I broke up every player who ever had 15+ seasons of at least 50 PA into chunks of 0-25, 26-30, 31-35 and 36+.

I arbitrarily dropped anyone who were under 3.3 fWAR/600 PA in that first bucket (half of Pujols. From that bucket to the next, Pujols improved by 8%, lets just look at a subset of the list who were between 98% and 118%.

Pujols’s third bucket was only 32% of the second, so lets trim down again and get rid of anyone over 50%. Down to four players.

Of them, lets drop Edd Roush who at least put up a decent fWAR/600 age 36+ (+1.0), while also being an outlier (for this group) for age 36+ PA.

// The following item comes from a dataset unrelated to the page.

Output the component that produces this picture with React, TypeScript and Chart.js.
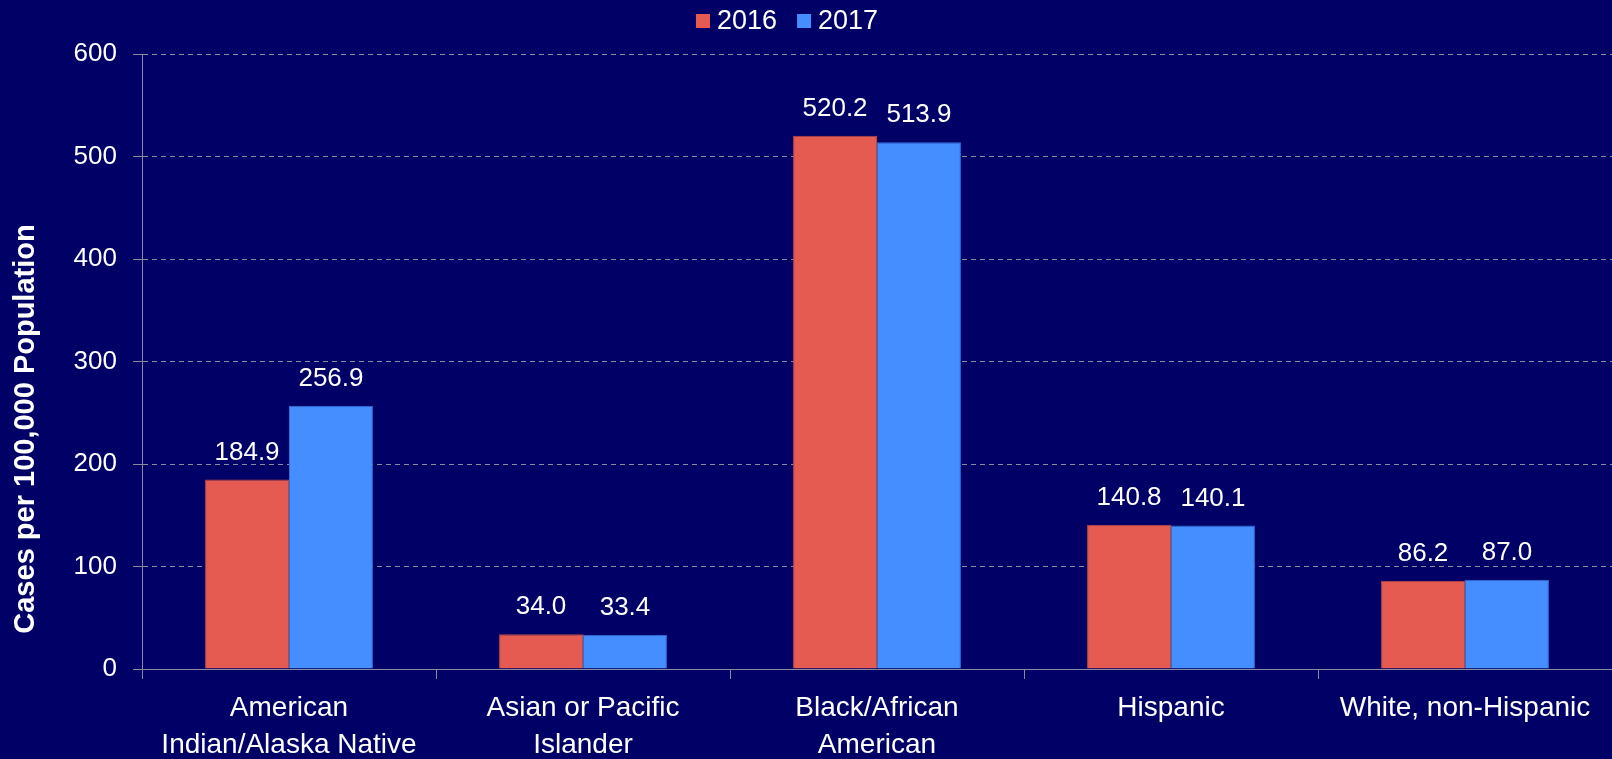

We’re left with, in addition to Pujols, Ken Griffey Jr mentioned above and Dave Parker. If you are going to assume that his career trajectory makes it likely that he was older than he said, do we also have to say the same was likely for Griffey and Parker?

The Stranger
2 years ago
Reply to  rosen380

I don’t put much stock in the career trajectory. Some players age gracefully, some fall off a cliff, and there’s nothing shocking about an all-time great starting fast or a slugger losing it in his mid-30s. I put more stock in the 2018 interview where Pujols talked about hitting his first home run when he was13, saying that was 28 years earlier. Which would make him 41 then and 44 now. Same with his comment about Octavio Dotel (currently 47) being three years older than him.

It’s entirely possible that Pujols did the math wrong on how many years ago that was and/or misremembered how old Dotel is. But if I’m looking for a reason to doubt his age, I’m starting there, not with his career arc or something David Samson says.